Smart systems may help make the case for a full scale rebuild of a structure or process when they make the entire system inherently more efficient and smarter. In cases such as these the life cycle savings tend to be much larger. For example, the VKR zero-carbon house saves most of its energy by a smart passive solar design, aided by smart windows that figure out when to close their shades or open them up to allow ventilation. In addition, a recent smart grid paper by Ryan Hledik, my colleague at The Brattle Group, showed that national deployment of smart grid infrastructure could serve as a catalyst for several cleaner, more efficient technologies, which would generate significant reductions in CO2 emissions.

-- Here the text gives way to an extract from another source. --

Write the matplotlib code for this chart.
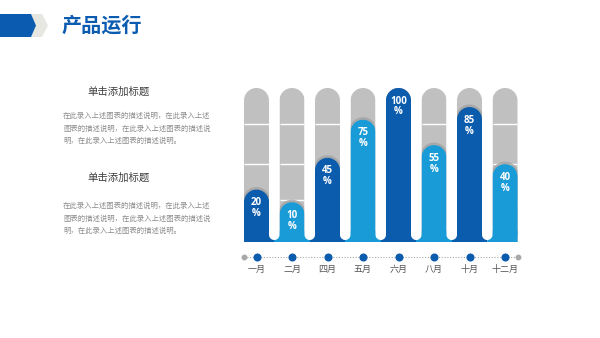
import numpy as np
import matplotlib
matplotlib.use("Agg")
import matplotlib.pyplot as plt
from matplotlib.path import Path
from matplotlib.patches import PathPatch, Polygon

plt.rcParams['font.family'] = ['Noto Sans CJK SC', 'DejaVu Sans']

# ---- data ----
months = ["一月", "二月", "四月", "五月", "六月", "八月", "十月", "十二月"]
values = [20, 10, 45, 75, 100, 55, 85, 40]
grid_levels = [72, 40, 12]

title = "产品运行"
sub_title = "单击添加标题"
body_lines = ["在此录入上述图表的描述说明，在此录入上述",
              "图表的描述说明，在此录入上述图表的描述说",
              "明，在此录入上述图表的描述说明。"]

# ---- style ----
DARK = "#0b5cad"
LIGHT = "#199bd7"
GRAY = "#c0c0c0"
SHADOW = "#a2a2a2"
TITLE_BLUE = "#0b5cb0"
TXT_GRAY = "#8c8c8c"

W, H = 600, 338
fig = plt.figure(figsize=(W / 100, H / 100), dpi=100)
fig.patch.set_facecolor("white")

# background axes in pixel units for header and side text
bg = fig.add_axes([0, 0, 1, 1])
bg.set_xlim(0, W)
bg.set_ylim(H, 0)
bg.axis("off")

bg.add_patch(Polygon([(27, 14), (42, 14), (48, 25.5), (42, 37), (27, 37)],
                     closed=True, facecolor="#e7e7e2", edgecolor="none"))
bg.add_patch(Polygon([(0, 14), (31, 14), (36, 25.5), (31, 37), (0, 37)],
                     closed=True, facecolor="#0b5cb0", edgecolor="none"))
bg.text(62, 25.5, title, fontsize=14.5, fontweight="bold", color=TITLE_BLUE,
        ha="left", va="center")

for ty, ly in [(91.5, [116, 128.5, 141]), (178, [206, 218.5, 231])]:
    bg.text(119, ty, sub_title, fontsize=7.5, color="#404040", ha="center", va="center")
    for yy, line in zip(ly, body_lines):
        bg.text(63, yy, line, fontsize=5.3, color=TXT_GRAY, ha="left", va="center")

# ---- chart axes ----
PX_X = 35.5          # pixels per category
PX_Y = 1.27          # pixels per percent
left_px, top_px, right_px, bot_px = 238.75, 80, 522.75, 280
zero_px = 215
ax = fig.add_axes([left_px / W, 1 - bot_px / H, (right_px - left_px) / W, (bot_px - top_px) / H])
ax.set_xlim(-0.5, len(months) - 0.5)
ax.set_ylim((zero_px - bot_px) / PX_Y, (zero_px - top_px) / PX_Y)
ax.axis("off")

n = len(values)
xs = np.arange(n)
rx = 25 / PX_X / 2
ry = rx * PX_X / PX_Y
base = (zero_px - 242) / PX_Y
strip_top = (zero_px - 231) / PX_Y
gap_bottom = (zero_px - 240) / PX_Y
gray_top = 100


def capsule(xc, top, bottom, rxx, ryy, n_arc=40):
    th = np.linspace(np.pi, 0, n_arc)
    pts = [(xc - rxx, bottom), (xc - rxx, top - ryy)]
    pts += list(zip(xc + rxx * np.cos(th), top - ryy + ryy * np.sin(th)))
    pts += [(xc + rxx, bottom), (xc - rxx, bottom)]
    codes = [Path.MOVETO] + [Path.LINETO] * (len(pts) - 2) + [Path.CLOSEPOLY]
    return Path(pts, codes)


def bottom_strip(x0, x1, y0, y1, r_left_px=0, r_right_px=0, n_arc=20):
    pts = [(x0, y1)]
    if r_left_px:
        rxl, ryl = r_left_px / PX_X, r_left_px / PX_Y
        th = np.linspace(np.pi, 1.5 * np.pi, n_arc)
        pts += list(zip(x0 + rxl + rxl * np.cos(th), y0 + ryl + ryl * np.sin(th)))
    else:
        pts.append((x0, y0))
    if r_right_px:
        rxr, ryr = r_right_px / PX_X, r_right_px / PX_Y
        th = np.linspace(1.5 * np.pi, 2 * np.pi, n_arc)
        pts += list(zip(x1 - rxr + rxr * np.cos(th), y0 + ryr + ryr * np.sin(th)))
    else:
        pts.append((x1, y0))
    pts += [(x1, y1), (x0, y1)]
    codes = [Path.MOVETO] + [Path.LINETO] * (len(pts) - 2) + [Path.CLOSEPOLY]
    return Path(pts, codes)


for i, (x, v) in enumerate(zip(xs, values)):
    color = DARK if i % 2 == 0 else LIGHT
    gray = PathPatch(capsule(x, gray_top, base, rx, ry), facecolor=GRAY,
                     edgecolor="none", zorder=1)
    ax.add_patch(gray)
    for g in grid_levels:
        ln, = ax.plot([x - rx, x + rx], [g, g], color="white", lw=1.0, zorder=2,
                      solid_capstyle="butt")
        ln.set_clip_path(gray)
    sh = PathPatch(capsule(x, v + 2.6 / PX_Y, base, rx + 1.2 / PX_X, ry + 1.2 / PX_Y),
                   facecolor=SHADOW, edgecolor="none", zorder=3, alpha=0.8)
    ax.add_patch(sh)
    sh.set_clip_path(gray)
    ax.add_patch(PathPatch(capsule(x, v, base, rx, ry), facecolor=color,
                           edgecolor="none", zorder=4))
    # widened foot of each bar
    x0 = x - rx if i == 0 else x - 0.5
    x1 = x + rx if i == n - 1 else x + 0.5
    ax.add_patch(PathPatch(bottom_strip(x0, x1, base, strip_top,
                                        r_left_px=9 if i == 0 else 0,
                                        r_right_px=9 if i == n - 1 else 0),
                           facecolor=color, edgecolor="none", zorder=4))
    # value label
    ax.annotate(f"{v}", (x, v), xytext=(0, -13), textcoords="offset pixels",
                ha="center", va="center", color="white", fontsize=7,
                fontweight="bold", family=["Open Sans", "DejaVu Sans"], zorder=6)
    ax.annotate("%", (x, v), xytext=(0, -24), textcoords="offset pixels",
                ha="center", va="center", color="white", fontsize=7,
                fontweight="bold", family=["Open Sans", "DejaVu Sans"], zorder=6)

# white rounded gaps between neighbouring bars
g_rx = (1 - 2 * rx) / 2
g_ry = g_rx * PX_X / PX_Y
for x in xs[:-1]:
    xc = x + 0.5
    th = np.linspace(np.pi, 2 * np.pi, 30)
    top = ax.get_ylim()[1]
    pts = [(xc - g_rx, top), (xc - g_rx, gap_bottom + g_ry)]
    pts += list(zip(xc + g_rx * np.cos(th), gap_bottom + g_ry + g_ry * np.sin(th)))
    pts += [(xc + g_rx, top), (xc - g_rx, top)]
    codes = [Path.MOVETO] + [Path.LINETO] * (len(pts) - 2) + [Path.CLOSEPOLY]
    ax.add_patch(PathPatch(Path(pts, codes), facecolor="white", edgecolor="none", zorder=5))

# timeline axis with markers and month labels
axis_y = (zero_px - 257) / PX_Y
label_y = (zero_px - 269) / PX_Y
ax.plot([xs[0] - rx, xs[-1] + rx], [axis_y, axis_y], color="#a8a8a8", lw=0.8,
        ls=(0, (1, 1.5)), zorder=2, clip_on=False)
ax.plot([xs[0] - rx, xs[-1] + rx], [axis_y, axis_y], "o", color="#a8a8a8",
        ms=3.2, zorder=3, clip_on=False)
ax.plot(xs, [axis_y] * n, "o", color=DARK, ms=4.8, zorder=3, clip_on=False)
for x, m in zip(xs, months):
    ax.text(x, label_y, m, ha="center", va="center", fontsize=6.5, color="#555555")

fig.savefig("out.png", dpi=100, facecolor="white")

But effective environmental policies to reduce carbon emissions don't focus solely on how structures operate, which is the main part of what smart sensing and control systems do. Effective carbon reduction policies include the appropriate use of price signals and markets and/or regulations, codes, and a variety of other policies to encourage greater efficiencies. Such policies often mean designing and building an infrastructure that has an inherently smaller environmental footprint rather than simply retrofitting existing systems. To see this, contrast the comprehensive environmental redesign of cities backed by the Clinton Global Initiative with the more limited "Smart City" retrofit vision. Would anyone make the mistake of equating sound national policy on climate change with a neural network upgrade to power plants?

By the same token, we should deploy energy-reducing smart hardware everywhere it's cost-effective, but we should not let this distract us from the larger task of rebuilding our energy-producing and consuming infrastructure for a cleaner, sustainable future.